信越化学(株)製KS847H 10重量部
信越化学(株)製PL−50T 0.1重量部
トルエン 95重量部
酢酸エチル 5重量部
シリコーンのコーティングはグラビアロールを用い、キスコートを実施した。
巻き取ったフィルムの塗布ムラ有無の判定は目視で行った。
○:塗布ムラなし
×:塗布ムラあり
除電方法として、図8,9に示す電極が対向した除電装置5を用い、電極がフィルムの走行方向に対して直交するように、かつ、フィルムの面と平行になるようにフィルムを挟んで設置した。除電ユニットの数Nは、10[個]とした。上下のイオン生成電極先端同士の間隔d1は25[mm]とした。また、フィルムは電極間の略中央を通るようにした。除電ユニット間隔d2[mm]は23mmとし、イオン生成電極5d、5fに接続する電源5c、5eには周波数50[Hz]の交流電源を用い、互いに位相が逆になるよう、電源内部の昇圧トランスの入力を切り替えた。第1および第2のイオン生成電極に属する各イオン生成電極に実効電圧4.0[kV]を印加し、シールド電極5g、5hはともに接地とした。フィルム幅の方向におけるイオン生成電極の針間隔は12.7mmでフィルム移動方向に針が1列に並ぶように配置した。フィルム移動速度は120m/分に設定した。塗布ムラ(塗布を局所的にはじく領域)の有無を目視で観察した。

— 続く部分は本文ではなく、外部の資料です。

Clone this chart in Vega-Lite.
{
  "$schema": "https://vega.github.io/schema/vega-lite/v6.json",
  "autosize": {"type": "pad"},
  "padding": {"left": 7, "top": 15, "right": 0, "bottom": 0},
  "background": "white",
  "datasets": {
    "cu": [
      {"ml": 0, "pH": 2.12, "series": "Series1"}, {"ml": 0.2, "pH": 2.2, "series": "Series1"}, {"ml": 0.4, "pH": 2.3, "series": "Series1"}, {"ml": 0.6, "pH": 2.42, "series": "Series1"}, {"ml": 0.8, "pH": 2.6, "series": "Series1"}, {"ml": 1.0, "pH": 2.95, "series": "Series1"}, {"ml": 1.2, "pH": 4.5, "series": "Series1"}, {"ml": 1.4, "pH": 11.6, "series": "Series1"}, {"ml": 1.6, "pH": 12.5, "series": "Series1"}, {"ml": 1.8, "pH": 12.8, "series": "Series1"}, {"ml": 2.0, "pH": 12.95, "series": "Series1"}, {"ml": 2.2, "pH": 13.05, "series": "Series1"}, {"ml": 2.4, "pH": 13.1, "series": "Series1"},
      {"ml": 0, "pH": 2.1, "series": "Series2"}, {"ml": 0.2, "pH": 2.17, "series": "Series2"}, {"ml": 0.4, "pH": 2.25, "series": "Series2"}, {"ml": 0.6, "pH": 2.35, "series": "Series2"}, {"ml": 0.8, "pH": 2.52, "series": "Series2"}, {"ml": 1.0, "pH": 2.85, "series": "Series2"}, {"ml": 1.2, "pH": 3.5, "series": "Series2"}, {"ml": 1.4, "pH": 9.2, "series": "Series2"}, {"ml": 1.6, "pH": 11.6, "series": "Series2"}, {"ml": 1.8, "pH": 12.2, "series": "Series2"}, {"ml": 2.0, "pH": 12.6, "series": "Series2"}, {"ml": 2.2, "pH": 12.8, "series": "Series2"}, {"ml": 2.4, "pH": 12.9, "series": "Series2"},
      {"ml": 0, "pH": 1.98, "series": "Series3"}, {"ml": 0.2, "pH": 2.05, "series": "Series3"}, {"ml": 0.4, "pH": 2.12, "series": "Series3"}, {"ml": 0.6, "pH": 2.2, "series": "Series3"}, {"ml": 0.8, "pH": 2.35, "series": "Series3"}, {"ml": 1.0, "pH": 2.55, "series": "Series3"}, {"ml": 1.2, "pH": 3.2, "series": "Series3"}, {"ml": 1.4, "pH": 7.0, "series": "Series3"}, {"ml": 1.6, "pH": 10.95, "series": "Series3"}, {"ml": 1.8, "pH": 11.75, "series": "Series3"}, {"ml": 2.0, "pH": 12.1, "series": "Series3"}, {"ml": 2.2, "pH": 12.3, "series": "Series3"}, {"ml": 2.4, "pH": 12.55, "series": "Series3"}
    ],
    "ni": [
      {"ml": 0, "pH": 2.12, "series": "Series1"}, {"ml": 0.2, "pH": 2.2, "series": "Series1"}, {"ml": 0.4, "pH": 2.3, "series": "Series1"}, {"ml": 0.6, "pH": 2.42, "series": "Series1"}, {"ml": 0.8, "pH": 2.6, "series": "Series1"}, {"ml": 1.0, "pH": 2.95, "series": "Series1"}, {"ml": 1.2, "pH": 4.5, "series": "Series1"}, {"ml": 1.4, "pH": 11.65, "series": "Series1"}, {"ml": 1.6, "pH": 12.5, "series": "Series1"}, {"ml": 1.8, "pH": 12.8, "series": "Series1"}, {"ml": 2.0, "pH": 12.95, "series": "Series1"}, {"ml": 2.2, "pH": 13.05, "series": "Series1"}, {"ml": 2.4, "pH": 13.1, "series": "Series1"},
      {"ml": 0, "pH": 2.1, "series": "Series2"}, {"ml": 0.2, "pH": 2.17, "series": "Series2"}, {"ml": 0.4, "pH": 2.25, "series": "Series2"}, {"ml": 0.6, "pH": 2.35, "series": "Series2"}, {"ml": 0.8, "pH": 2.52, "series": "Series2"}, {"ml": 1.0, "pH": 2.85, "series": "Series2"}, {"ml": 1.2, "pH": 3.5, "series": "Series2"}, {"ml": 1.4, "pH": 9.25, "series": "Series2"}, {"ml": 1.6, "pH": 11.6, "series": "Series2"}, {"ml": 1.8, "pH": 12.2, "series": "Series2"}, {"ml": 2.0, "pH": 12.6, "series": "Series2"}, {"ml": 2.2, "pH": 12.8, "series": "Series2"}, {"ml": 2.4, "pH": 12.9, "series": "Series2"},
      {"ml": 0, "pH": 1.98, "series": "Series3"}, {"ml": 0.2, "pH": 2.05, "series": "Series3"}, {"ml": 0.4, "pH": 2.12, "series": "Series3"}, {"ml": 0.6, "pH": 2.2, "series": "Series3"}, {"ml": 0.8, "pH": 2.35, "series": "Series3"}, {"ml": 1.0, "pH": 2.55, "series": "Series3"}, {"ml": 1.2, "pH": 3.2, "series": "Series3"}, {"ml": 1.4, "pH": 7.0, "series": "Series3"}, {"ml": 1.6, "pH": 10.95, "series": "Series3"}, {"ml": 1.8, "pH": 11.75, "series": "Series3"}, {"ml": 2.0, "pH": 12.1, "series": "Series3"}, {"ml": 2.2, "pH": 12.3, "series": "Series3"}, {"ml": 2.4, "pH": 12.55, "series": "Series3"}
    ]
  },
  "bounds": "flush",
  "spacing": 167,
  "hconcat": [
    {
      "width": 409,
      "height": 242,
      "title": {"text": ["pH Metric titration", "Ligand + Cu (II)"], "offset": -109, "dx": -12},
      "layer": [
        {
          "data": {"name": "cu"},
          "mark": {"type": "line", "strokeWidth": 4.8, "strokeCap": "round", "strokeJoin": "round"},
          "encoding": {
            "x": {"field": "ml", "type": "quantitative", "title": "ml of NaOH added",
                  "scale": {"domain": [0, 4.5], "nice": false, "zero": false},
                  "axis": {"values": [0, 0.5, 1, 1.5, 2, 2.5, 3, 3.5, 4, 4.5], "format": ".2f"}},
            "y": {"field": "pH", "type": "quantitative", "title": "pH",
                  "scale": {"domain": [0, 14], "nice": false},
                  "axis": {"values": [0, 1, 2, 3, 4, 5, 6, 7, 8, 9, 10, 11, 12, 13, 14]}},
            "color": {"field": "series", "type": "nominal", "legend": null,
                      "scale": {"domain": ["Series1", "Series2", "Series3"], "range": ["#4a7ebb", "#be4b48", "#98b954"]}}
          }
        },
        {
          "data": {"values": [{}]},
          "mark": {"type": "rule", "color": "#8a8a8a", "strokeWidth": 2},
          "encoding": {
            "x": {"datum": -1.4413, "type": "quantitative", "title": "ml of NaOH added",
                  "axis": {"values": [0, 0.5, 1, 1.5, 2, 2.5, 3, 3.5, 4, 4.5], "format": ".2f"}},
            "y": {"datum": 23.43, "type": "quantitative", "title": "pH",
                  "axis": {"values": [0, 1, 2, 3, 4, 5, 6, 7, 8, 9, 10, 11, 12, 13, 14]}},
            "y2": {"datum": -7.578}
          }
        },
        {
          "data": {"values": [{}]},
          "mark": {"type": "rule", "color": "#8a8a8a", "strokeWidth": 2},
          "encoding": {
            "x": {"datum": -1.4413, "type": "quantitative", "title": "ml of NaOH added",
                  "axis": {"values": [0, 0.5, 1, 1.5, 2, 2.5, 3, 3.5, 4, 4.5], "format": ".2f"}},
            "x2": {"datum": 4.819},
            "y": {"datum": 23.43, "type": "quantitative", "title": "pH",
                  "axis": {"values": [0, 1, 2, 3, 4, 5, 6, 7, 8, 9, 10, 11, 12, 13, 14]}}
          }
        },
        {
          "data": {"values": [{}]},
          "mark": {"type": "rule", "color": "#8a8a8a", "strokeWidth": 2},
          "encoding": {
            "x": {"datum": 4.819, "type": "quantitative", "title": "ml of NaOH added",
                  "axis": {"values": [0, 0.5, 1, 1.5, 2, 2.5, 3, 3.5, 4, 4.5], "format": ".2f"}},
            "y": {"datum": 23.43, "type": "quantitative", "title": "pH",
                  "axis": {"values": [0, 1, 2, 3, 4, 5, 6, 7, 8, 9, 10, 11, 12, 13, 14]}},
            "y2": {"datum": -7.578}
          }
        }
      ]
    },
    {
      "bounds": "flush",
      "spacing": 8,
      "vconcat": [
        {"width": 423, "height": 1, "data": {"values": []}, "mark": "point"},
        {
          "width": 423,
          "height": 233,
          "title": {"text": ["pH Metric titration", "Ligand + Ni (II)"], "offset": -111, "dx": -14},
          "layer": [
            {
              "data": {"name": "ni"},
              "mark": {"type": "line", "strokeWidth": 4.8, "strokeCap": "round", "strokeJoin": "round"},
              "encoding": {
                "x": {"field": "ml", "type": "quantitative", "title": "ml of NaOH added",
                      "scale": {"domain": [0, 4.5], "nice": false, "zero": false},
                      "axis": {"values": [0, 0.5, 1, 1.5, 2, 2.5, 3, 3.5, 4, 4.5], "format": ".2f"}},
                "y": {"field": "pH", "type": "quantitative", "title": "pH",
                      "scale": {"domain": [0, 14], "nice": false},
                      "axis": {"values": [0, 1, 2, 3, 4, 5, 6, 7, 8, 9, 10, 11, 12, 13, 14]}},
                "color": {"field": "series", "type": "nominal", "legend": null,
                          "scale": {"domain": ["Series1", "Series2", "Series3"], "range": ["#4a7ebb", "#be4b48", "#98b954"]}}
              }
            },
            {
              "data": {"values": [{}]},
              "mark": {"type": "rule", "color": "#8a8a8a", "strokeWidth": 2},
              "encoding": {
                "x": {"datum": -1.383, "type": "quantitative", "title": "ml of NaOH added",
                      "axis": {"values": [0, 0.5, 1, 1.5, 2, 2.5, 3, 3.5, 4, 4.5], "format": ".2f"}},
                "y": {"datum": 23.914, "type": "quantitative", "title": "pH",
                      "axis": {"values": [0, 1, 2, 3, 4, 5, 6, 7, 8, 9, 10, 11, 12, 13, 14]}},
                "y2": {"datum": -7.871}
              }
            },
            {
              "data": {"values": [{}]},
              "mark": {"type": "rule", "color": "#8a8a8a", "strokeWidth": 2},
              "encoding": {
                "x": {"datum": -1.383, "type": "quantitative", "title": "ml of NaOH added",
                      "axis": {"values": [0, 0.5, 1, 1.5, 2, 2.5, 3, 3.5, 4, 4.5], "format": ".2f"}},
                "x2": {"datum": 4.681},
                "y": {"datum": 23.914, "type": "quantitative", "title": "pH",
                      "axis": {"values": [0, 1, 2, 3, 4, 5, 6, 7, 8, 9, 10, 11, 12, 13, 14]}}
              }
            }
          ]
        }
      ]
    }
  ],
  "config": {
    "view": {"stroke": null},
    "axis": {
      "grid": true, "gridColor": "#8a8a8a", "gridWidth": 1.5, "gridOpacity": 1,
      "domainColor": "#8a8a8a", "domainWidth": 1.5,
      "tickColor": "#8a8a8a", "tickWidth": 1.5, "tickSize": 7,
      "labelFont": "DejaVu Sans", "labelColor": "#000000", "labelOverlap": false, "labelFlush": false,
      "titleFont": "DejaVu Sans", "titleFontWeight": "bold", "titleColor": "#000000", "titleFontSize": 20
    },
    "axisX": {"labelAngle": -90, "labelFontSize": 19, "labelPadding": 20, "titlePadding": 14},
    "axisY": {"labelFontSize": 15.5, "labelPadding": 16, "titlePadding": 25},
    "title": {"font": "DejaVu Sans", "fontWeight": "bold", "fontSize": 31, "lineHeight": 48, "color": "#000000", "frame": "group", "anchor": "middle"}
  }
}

条件(3)の沿面方向の電界による塗布ムラについては、除電前のフィルムの正と負の帯電の境界では塗布ムラが発生したが、除電済みフィルムでは塗布ムラは発生しなかった。除電前のフィルムの帯電電荷密度の変化率は0.220[C/m2/m]で、除電済みのフィルムの帯電電荷密度の変化率は0.138[C/m2/m]であった。なお、除電済みフィルムの背面平衡電位の絶対値の最大値と最小値は200[V]以下であり、条件(2)の厚み方向の電界による塗布ムラも発生しなかった。除電済みフィルムでは、第1の面と第2の面の背面平衡電位の合計は−10[V]から+10[V]の範囲内であり、フィルムを空中に配置して実施した塗布ムラ評価では塗布ムラは発生しなかった。